BEGIN Recorded data

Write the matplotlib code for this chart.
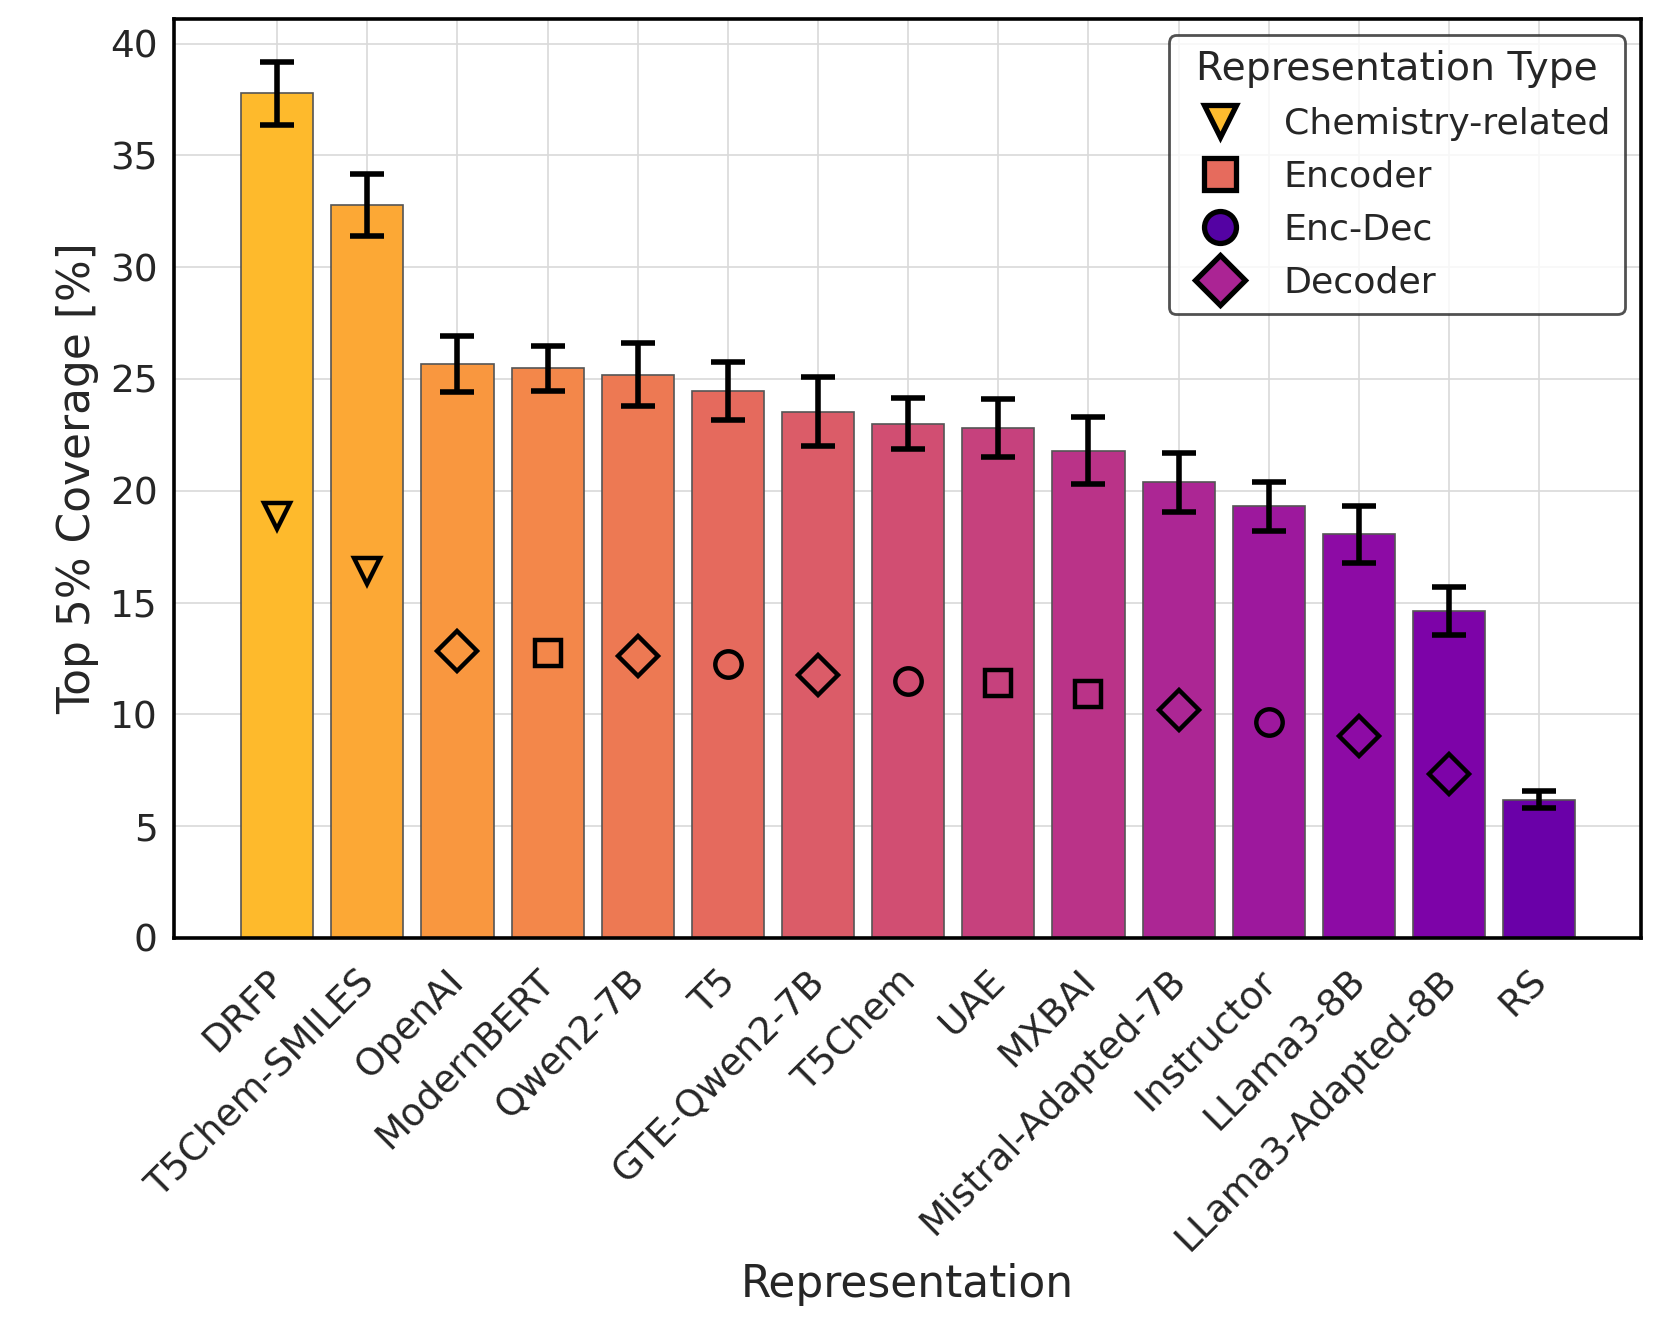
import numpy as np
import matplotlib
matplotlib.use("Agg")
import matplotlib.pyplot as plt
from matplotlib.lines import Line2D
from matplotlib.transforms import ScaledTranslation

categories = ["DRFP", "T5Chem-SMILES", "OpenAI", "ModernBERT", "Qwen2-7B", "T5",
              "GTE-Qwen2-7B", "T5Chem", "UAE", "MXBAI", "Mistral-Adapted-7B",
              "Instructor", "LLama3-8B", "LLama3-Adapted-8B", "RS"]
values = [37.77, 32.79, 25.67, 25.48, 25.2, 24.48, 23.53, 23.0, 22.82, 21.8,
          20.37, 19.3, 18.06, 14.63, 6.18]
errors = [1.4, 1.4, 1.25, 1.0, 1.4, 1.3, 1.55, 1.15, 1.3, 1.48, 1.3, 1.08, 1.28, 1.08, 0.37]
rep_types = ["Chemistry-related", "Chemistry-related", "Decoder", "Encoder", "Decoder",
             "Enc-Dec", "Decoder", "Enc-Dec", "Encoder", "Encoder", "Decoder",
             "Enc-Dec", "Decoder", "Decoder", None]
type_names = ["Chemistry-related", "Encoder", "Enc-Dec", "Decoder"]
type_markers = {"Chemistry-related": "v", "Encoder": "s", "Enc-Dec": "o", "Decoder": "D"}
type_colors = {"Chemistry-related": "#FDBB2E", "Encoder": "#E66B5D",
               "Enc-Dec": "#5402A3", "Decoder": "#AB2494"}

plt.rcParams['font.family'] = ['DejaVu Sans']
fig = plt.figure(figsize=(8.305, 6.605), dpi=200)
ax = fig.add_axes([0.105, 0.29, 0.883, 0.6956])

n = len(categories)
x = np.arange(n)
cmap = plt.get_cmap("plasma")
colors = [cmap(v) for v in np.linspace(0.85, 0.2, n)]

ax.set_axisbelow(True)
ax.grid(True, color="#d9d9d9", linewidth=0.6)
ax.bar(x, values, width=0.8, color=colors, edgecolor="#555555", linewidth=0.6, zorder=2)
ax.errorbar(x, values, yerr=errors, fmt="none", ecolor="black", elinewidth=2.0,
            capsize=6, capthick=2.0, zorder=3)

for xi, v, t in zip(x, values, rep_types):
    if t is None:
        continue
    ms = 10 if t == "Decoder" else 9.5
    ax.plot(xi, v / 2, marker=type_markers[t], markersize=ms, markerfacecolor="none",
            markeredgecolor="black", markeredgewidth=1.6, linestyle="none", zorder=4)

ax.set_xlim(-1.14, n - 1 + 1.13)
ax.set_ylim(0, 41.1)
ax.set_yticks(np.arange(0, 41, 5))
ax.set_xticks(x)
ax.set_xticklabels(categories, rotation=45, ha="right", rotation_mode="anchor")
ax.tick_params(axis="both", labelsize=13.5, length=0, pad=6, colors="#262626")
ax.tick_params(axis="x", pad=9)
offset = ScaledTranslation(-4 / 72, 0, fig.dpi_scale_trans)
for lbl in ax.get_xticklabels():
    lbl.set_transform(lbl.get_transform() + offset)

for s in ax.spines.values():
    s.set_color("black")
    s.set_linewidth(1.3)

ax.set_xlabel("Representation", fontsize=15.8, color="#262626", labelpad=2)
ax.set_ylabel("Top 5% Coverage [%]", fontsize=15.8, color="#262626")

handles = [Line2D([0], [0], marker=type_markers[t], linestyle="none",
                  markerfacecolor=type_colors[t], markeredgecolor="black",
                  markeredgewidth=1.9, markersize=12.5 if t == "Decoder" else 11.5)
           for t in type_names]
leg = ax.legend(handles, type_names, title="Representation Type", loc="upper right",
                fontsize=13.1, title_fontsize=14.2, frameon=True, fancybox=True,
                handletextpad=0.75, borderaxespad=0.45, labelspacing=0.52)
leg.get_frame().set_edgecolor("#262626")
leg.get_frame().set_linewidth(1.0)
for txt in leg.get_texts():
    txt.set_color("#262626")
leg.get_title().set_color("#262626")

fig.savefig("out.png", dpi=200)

END Recorded data

→ **Work to be completed**:
State how many lines of the data include the word "matplotlib", with nothing else.

→ **Answer for the task**:
6